> **Task instructions**
From the first line of the data below, repeat each line exactly until you reach the line with "import plotly.graph_objects as go"; include that line too.
━━━ Information provided
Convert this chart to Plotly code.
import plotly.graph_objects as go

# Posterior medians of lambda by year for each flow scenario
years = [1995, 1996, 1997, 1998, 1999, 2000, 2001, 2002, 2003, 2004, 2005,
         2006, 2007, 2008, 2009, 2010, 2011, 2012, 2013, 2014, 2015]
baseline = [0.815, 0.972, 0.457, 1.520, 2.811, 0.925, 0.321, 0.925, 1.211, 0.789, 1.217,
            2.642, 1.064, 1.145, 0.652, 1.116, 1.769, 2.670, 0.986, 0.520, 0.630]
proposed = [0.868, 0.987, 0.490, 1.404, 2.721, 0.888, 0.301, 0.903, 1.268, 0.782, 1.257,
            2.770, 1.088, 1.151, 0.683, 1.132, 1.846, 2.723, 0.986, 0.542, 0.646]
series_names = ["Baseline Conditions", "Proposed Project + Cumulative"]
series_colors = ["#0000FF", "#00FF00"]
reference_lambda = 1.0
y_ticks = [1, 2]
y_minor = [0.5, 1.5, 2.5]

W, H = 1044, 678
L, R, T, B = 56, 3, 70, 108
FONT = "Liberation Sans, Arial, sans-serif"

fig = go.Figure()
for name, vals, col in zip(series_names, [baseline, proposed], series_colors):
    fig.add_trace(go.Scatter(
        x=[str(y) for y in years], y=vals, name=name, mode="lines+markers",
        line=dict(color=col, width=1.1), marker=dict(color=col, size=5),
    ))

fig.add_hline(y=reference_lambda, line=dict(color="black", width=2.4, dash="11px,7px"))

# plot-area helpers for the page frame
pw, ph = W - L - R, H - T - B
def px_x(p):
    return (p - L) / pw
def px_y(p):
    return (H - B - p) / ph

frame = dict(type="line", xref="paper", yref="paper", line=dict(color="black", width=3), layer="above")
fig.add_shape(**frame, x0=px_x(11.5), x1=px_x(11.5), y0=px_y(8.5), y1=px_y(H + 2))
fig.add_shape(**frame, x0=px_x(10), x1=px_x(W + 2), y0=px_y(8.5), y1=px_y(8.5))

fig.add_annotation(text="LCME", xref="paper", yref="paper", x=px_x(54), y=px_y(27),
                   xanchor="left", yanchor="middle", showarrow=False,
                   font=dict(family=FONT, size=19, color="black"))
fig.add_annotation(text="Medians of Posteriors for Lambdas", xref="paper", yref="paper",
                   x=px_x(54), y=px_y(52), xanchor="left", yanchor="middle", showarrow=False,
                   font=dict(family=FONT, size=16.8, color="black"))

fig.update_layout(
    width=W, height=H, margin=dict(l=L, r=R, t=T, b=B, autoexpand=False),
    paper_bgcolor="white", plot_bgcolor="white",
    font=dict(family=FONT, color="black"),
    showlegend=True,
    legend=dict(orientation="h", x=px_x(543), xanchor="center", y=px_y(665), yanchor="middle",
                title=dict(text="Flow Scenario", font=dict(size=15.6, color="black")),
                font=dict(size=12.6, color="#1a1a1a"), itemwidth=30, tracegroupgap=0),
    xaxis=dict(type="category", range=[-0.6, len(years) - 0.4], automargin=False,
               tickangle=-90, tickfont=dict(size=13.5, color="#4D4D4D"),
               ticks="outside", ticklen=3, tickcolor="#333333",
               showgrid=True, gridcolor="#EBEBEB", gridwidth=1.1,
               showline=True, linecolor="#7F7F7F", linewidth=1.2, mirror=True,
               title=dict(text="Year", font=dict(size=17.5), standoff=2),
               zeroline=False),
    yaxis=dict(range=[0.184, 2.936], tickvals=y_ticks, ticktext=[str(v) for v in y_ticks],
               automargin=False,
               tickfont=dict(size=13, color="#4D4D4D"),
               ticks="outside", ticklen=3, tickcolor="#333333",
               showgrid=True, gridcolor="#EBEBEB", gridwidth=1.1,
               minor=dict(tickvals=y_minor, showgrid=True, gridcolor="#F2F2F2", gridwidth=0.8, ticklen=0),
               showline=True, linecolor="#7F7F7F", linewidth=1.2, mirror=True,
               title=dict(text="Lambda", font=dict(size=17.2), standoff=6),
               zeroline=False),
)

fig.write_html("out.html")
━━━━━━
> **Answer for this exercise**
Convert this chart to Plotly code.
import plotly.graph_objects as go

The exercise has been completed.